The exercise is expected to take up to a year. Department of Curriculum Studies of the NCERT will reportedly conduct the exercise.

The National Council of Educational Research and Training (NCERT) will finally review its books for the first time after they came into being back in 2007. According to reports, the Council’s Department of Curriculum Studies will conduct the exercise.

According to a Times of India report, Hrushikesh Senapaty, Director NCERT, said that this review is necessary in order to make the long-pending updates. He also mentioned that this review process is different from the revision of books and the curriculum framework, which is a big “policy decision” in the hands of the HRD Ministry.

The Council’s school textbooks underwent a major makeover after the NCF was framed in 2005. The NCERT had set up 21 expert committees to review the NCF towards the fag end of the UPA government’s tenure in 2014. However, this was put on the backburner once the NDA came to power.
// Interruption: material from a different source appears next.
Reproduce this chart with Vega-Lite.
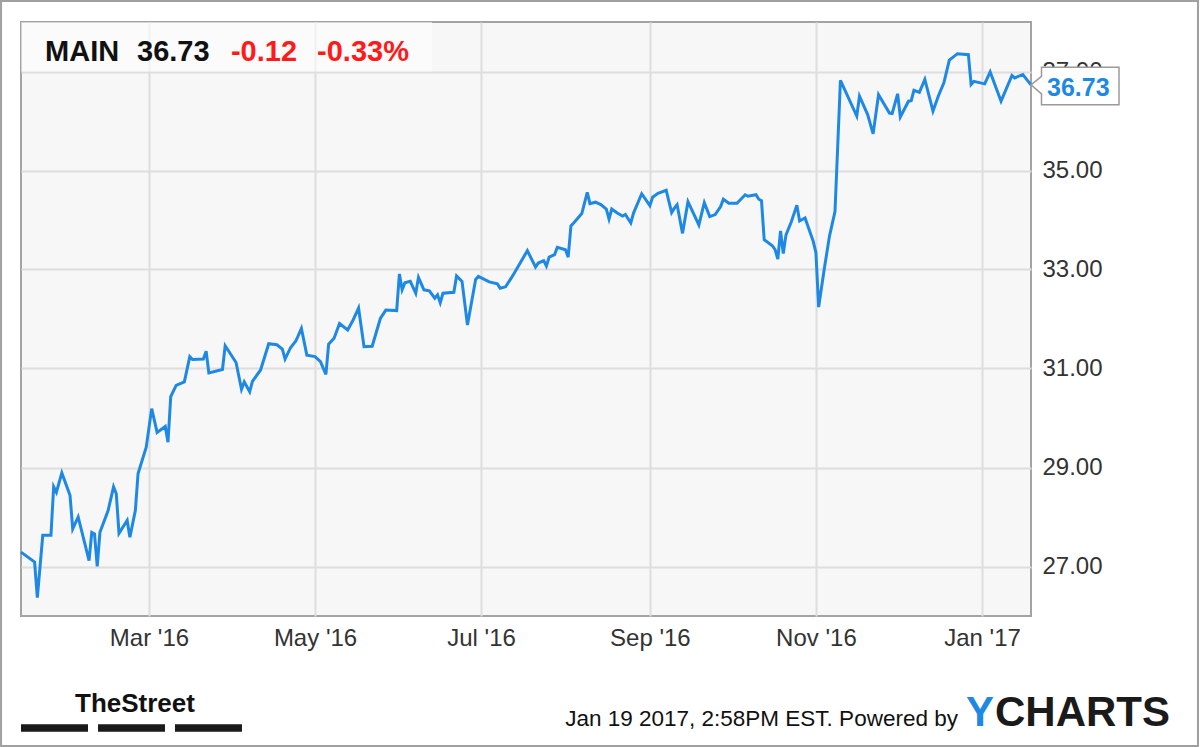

The exercise is expected to take up to a year. Senapaty also rubbished the reports that claimed that there was a shortage in the supply of NCERT books and said that “there has been a tradition of creating artificial scarcity by private publishers”.

Other than this, Senapaty also underlined how the NCERT books have a distinctive edge over those of private publishers in terms of quality and price, as well as how there is an attempt to emphasise on the Northeast region in these books in order to build sensitivity towards regional diversity.

Notably, the last major change was made to political science textbooks in 2012 when NCERT dropped six ‘offensive’ cartoons from four books meant for Classes IX, X, XI and XII following protests in Parliament.